Members of retirement funds transfer their accumulated savings from one provider to another for different reasons. Some people move their accumulated savings to a new employer when they change jobs, others change their retail preservation funds and sometimes a transfer is unavoidable because the Fund is moved to another for various reasons.
This is called a Section 14 transfer, and it is the legal process that must be followed to move money from one retirement fund to another, ensuring that no mistakes are made along the way. It can take months to complete.
You could be in the middle of a Section 14 transfer when the Two-Pot retirement system comes into effect on 1 September 2024 or find yourself having to transfer your accumulated retirement savings at a later stage. This article answers some questions you might have about how Section 14 transfers will work.
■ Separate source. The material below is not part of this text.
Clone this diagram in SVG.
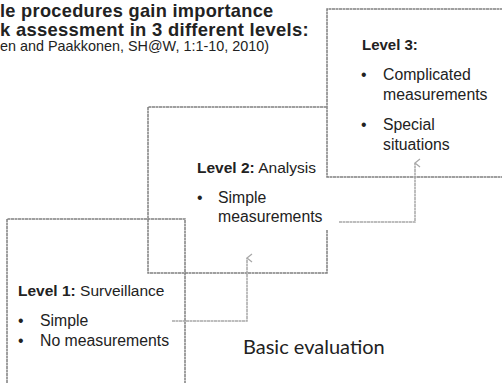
<svg xmlns="http://www.w3.org/2000/svg" width="502" height="383" viewBox="0 0 502 383">
<style>
.box{fill:none;stroke:#808080;stroke-width:1.5;stroke-dasharray:3 0.5}
.conn{fill:none;stroke:#a8a8a8;stroke-width:1.5;stroke-dasharray:3 0.5}
.t{font-family:"Liberation Sans",Arial,sans-serif;fill:#222}
.h{font-weight:bold}
.b{font-size:15.8px}
</style>
<defs>
<marker id="ah" markerWidth="10" markerHeight="10" refX="5" refY="1" orient="auto-start-reverse" markerUnits="userSpaceOnUse" viewBox="0 0 10 10">
<polyline points="1,6 5,1 9,6" fill="none" stroke="#a8a8a8" stroke-width="1.3"/>
</marker>
</defs>
<rect width="502" height="383" fill="#fff"/>
<g id="title" class="t h">
<text x="0" y="16.5" font-size="18.2" letter-spacing="0.3">le procedures gain importance</text>
<text x="0" y="35.5" font-size="18.4" letter-spacing="0.3">k assessment in 3 different levels:</text>
<text x="0" y="51" font-weight="normal" font-size="14.4">en and Paakkonen, SH@W, 1:1-10, 2010)</text>
</g>
<g id="level3">
<path class="box" d="M510,9 H327 V177 H510"/>
<text class="t h" x="362" y="50" font-size="15">Level 3:</text>
<text class="t b" x="361" y="80">•</text>
<text class="t b" x="383" y="80">Complicated</text>
<text class="t b" x="383" y="100">measurements</text>
<text class="t b" x="361" y="130">•</text>
<text class="t b" x="383" y="130">Special</text>
<text class="t b" x="383" y="150">situations</text>
</g>
<g id="level2">
<path class="box" d="M327,230 V273 H148 V107 H327"/>
<text class="t" x="197" y="173" font-size="15.5"><tspan font-weight="bold">Level 2:</tspan> Analysis</text>
<text class="t b" x="197" y="203">•</text>
<text class="t b" x="218" y="203">Simple</text>
<text class="t b" x="218" y="222">measurements</text>
</g>
<g id="level1">
<path class="box" d="M7,390 V219 H185 V390"/>
<text class="t" x="18" y="296" font-size="15.5"><tspan font-weight="bold">Level 1:</tspan> Surveillance</text>
<text class="t b" x="18" y="326">•</text>
<text class="t b" x="40" y="326">Simple</text>
<text class="t b" x="18" y="346">•</text>
<text class="t b" x="40" y="346">No measurements</text>
</g>
<g id="basic">
<text x="243" y="354" font-family="Lato,'Open Sans',sans-serif" font-size="20" fill="#222">Basic evaluation</text>
</g>
<g id="connectors">
<path class="conn" d="M172,321 H247 V258" marker-end="url(#ah)"/>
<path class="conn" d="M339,222 H415 V163" marker-end="url(#ah)"/>
</g>
</svg>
Can I execute a Section 14 transfer in the Two Pot Retirement system?
Yes, you can. However, note that Section 14 transfers can only be completed with all components clearly specified. Your retirement fund administrator will need to indicate the pot that holds each of the contributions i.e. the Vested Component, Savings Component and Retirement Component and they would need to be allocated to corresponding pots in the new fund, as follows:
- From the Vested Component in your old Fund to a Vested Component in your new employer Fund.
- From the Retirement Component in your old Fund to the Retirement Component in your new employer Fund.
- From the Savings Component in your old Fund to the Savings Component in your new employer Fund.
What will happen if my Section 14 transfer is still in progress by 1 September?
According to the Financial Sector Conduct Authority (FSCA), these are the rules that will govern Section 14 transfers that will be in progress on 1 September: For all transfers that straddle the implementation date and those that are still being considered for approval, the transferor Fund that has member assets as at 31 August 2024 must calculate the seed capital, irrespective of the status of the transfer. It must pay out savings withdrawal claims where it can.
You can approach the FSCA for an expedited Section 14 process if the transferor Fund will not be able to or would not be prepared to pay withdrawal claims within a reasonable time.
Will Tax Directives be required for Section 14 transfers?
Tax Directives will continue to be required for Section 14 transfers, with additional fields to demonstrate the values of the three components being transferred and to which component they are being transferred.